Wishon Dam (National ID # CA00411) is a dam in Fresno County, California in the Sierra National Forest, in the Sierra Nevada Mountain Range. It impounds the North Fork Kings River to form Wishon Reservoir.

The earthen and rockfill gravity dam was constructed in by Pacific Gas and Electric Company (PG&E) with a height of 260 feet and a length of 3,330 feet at its crest. Wishon Dam and its companion Courtright Dam, which stands about five miles to the north, along with other smaller auxiliary gravity dam structures, are elements of PG&E's Haas-Kings River Project.

Courtright Reservoir serves as the upper reservoir for the Helms Pumped Storage Plant.
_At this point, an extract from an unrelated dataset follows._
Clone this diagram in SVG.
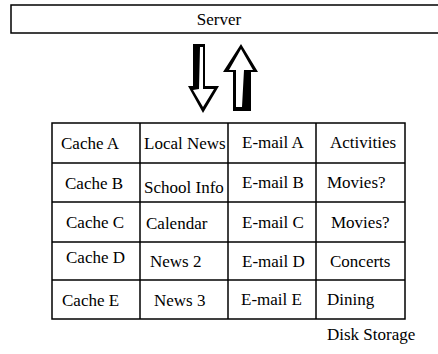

Wishon Reservoir is the lower. During times of peak demand for electricity, which is also when it is most expensive, water is drained from Courtright Reservoir, run through the 1,212 MW Helms Power Plant and emptied into Wishon Reservoir. When demand and prices for electricity are low, water is pumped from Wishon Reservoir to Courtright Reservoir using the power plant's reversible turbines. Helms Power Plant is 1,000 feet (300 m) underground in a chamber carved out of solid granite at the north end of Wishon Lake. It is similar to Southern California Edison's Eastwood Powerhouse near Shaver Lake, which is also a pumped-storage plant.

The reservoir Wishon Dam creates, Wishon Reservoir, has a maximum capacity of 128,606 acre-feet. PG&E maintains Lily Pad Campground with 15 campsites on the southern shore, and recreation includes fishing (for German brown, rainbow or Eastern Brook trout), boating, camping and hiking. The area north of the dam that is now covered by the reservoir was known as Coolidge Meadows prior to the construction of the dam.